Tonight's game against the Detroit Tigers ought to be a feast of struggling pitchers. For starters, Liriano's been given six days between starts, and not just because he threw 123 pitches through that no-no. Rather, Liriano was given the time off because, according to the Strib's Joe Christenson, the dude's suffering from a sore throat and an upper respiratory infection.

Seriously, do the Twins play in some kind of foul petri dish?

According to that piece, Liriano's well-rested, confident, and ready to throw. Let's hope so: the man has a nauseating 15.75 ERA at Target Field. Opponents are batting .368--which means that opponents are leading the league in batting average when facing the Player of the Week at home.

Well, you might say, that just sucks. And it does, it does. But here's the rub: the Tigers' Rick Porcello, another young and supposedly up-and-coming phenom who has yet to meet his potential, is pretty crappy on his own.

Porcello's having a decent year for the Bengals, but against the Twins, his past hasn't been very kind. Jason Kubel's bat has a warm relationship with Porcello's arm: in 20 at-bats (a decent sample), Kubel's hitting .500. Span's hitting at a .375 clip; Morneau on a .333 tear against the youngster from Michigan. (New Jersey, whatever.)

In total, Porcello's 0-3 with a 4.71 ERA at Target Field through four starts. No, that's not as bad as Liriano, but it's not great, either.

The Twins need to make their bats come alive against guys like Porcello. The season's slipping away quickly, boys, so you'd best start swinging tonight.

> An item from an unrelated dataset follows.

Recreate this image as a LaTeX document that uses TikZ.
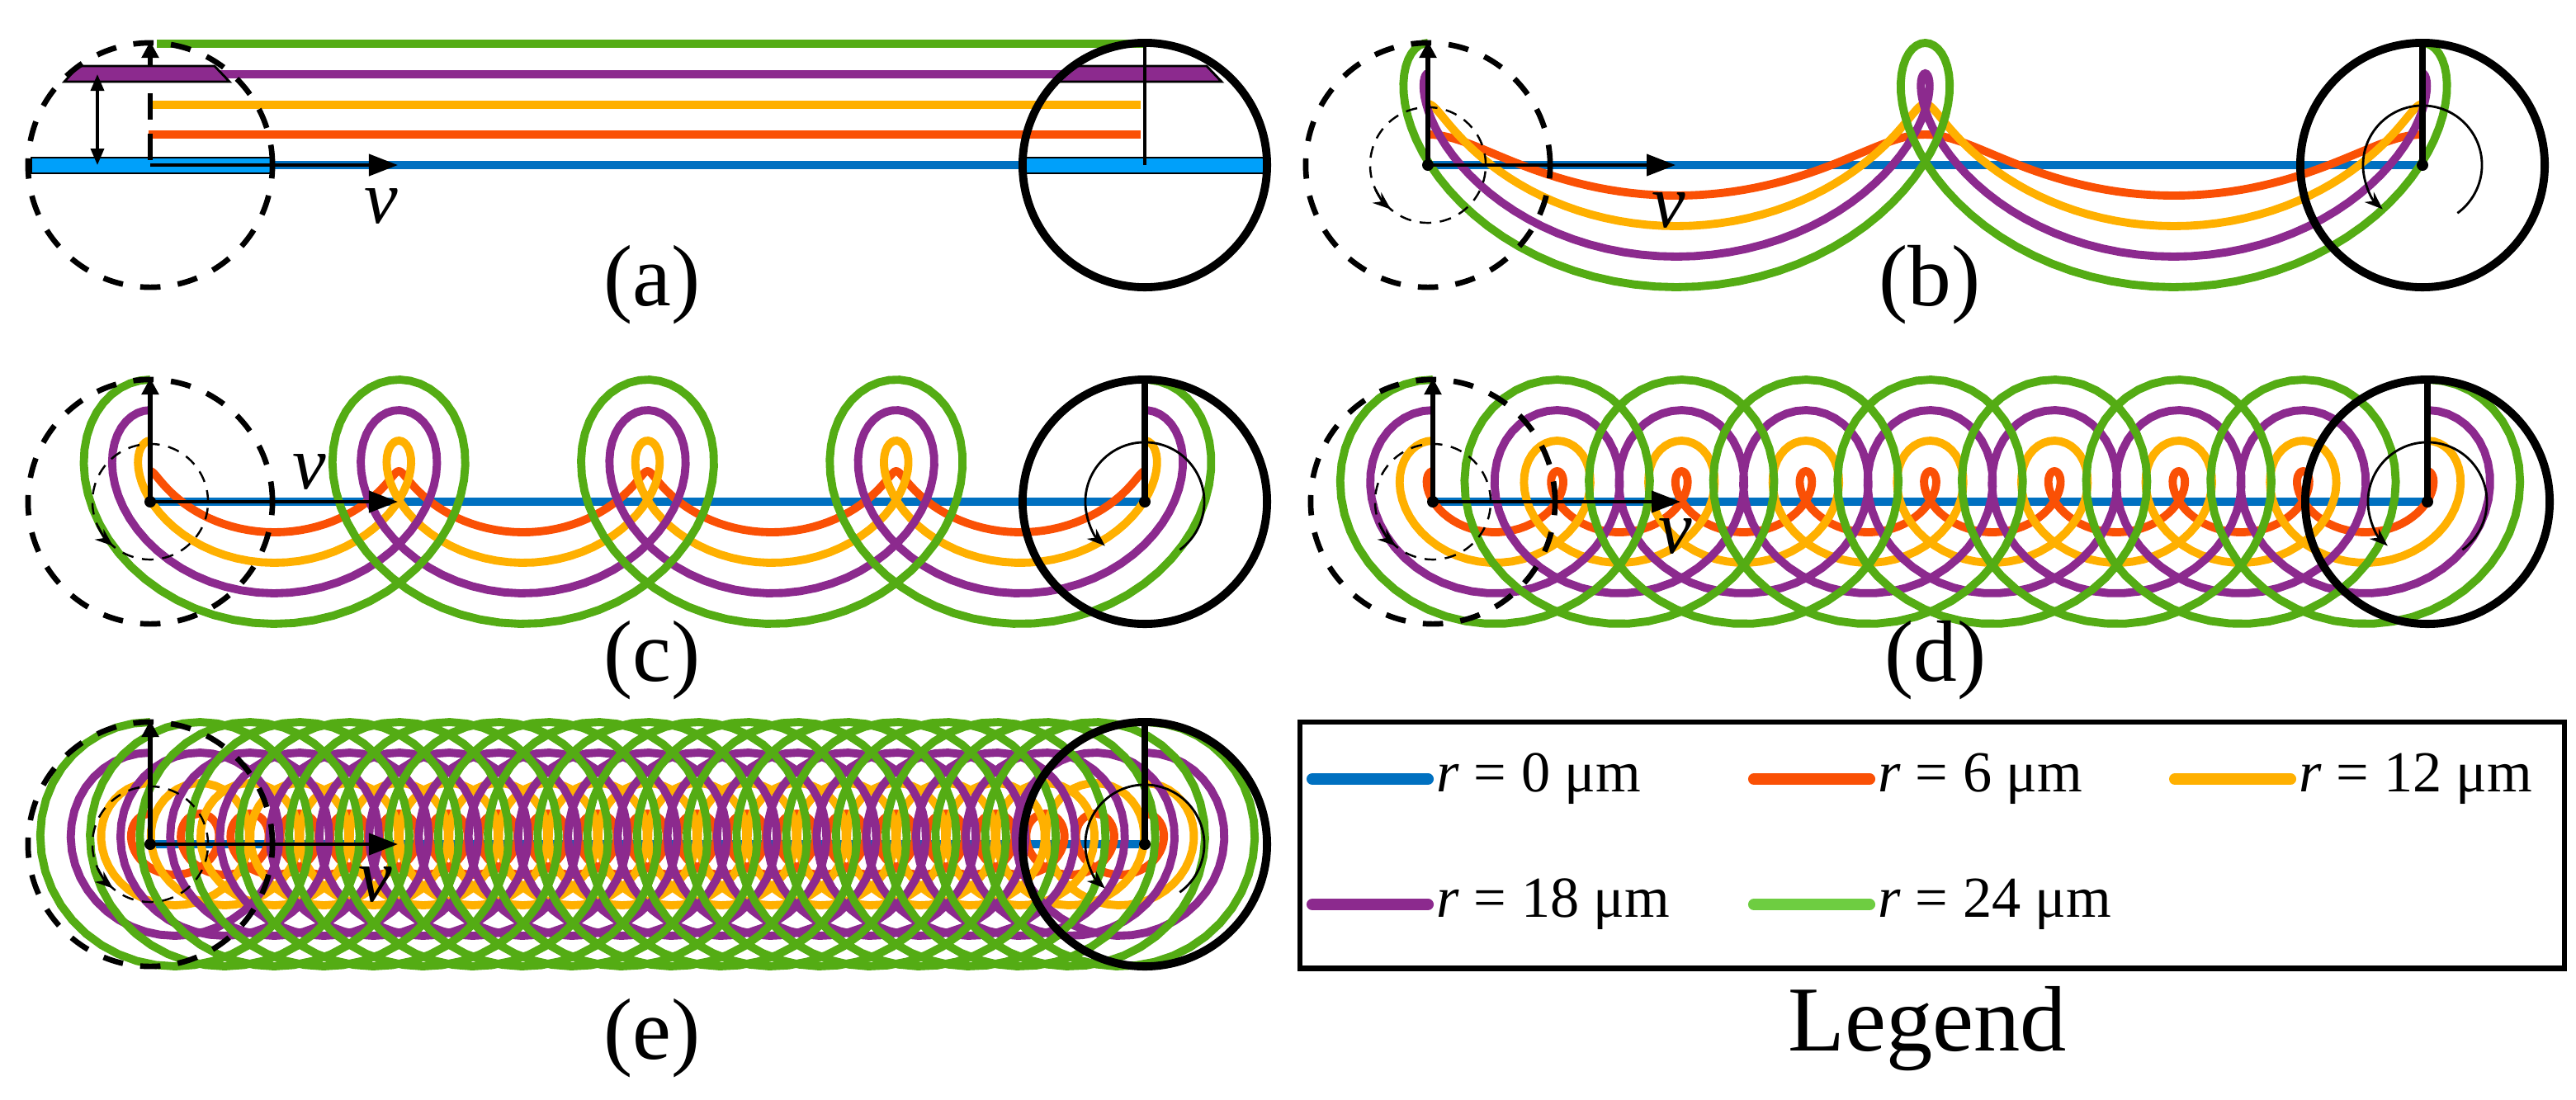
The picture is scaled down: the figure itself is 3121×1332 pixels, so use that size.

Here's some more tidbits about last week's bizarre no hitter: ESPN's Jayson Stark, always a great read, notes that Liriano walked the White Sox's Juan Pierre three times that game, which means...

The Elias Sports Bureau reports Liriano is only the second pitcher to do that in the last 41 years, since Dock Ellis handed out three walks to Steve Huntz on June 12, 1970.

Dock Ellis? See, I'm not the only one fixated on the LSD angle.

And this: of baseball's 249 no-hitters, Liriano's was the first with that many walks and that few strikes.

Mauer Hour Dept.: As if to quash all the blogging about forcing Joe Mauer to do something--anything--other than catching, Twins GM Bill Smith told the Strib that the team is going to be uber-patient, waiting until the former MVP is ready to "catch the final four-plus months of the season".

We could be in for a long wait, and an even longer season if the Twins aren't at all interested in Joe's being a DH. Though it's leg problems he's fighting, and hitting can screw your legs up as much as anything.

And now for something completely different: Mike Piazza, who is apropos of absolutely nothing in this blog, other than he was a former catcher perhaps, gave what Dan Epstein (one of the coolest cats to write about this sport) rightfully calls the "Best. Press. Conference. Ever."

At the very least, it was eye opening. Piazza, long rumored to be gay, held a press conference in which he said that Major League Baseball is ready for homosexual players, but that he is not among that august group.

I will say it's wonderful that a former star and certain Hall of Famer came out in favor of gay ballplayers. Like the military, like the Republican Party, like the Catholic Church, there have certainly been gay baseball players, and it's about time someone said they ought to be able to play without being harassed.

It's too bad that Piazza can't just say "I'm not gay" and that's the end of it. However, it could also be that by keeping homosexual players in the proverbial closet, it fuels rumors. Still, you have to admit, that's one hell of a press conference.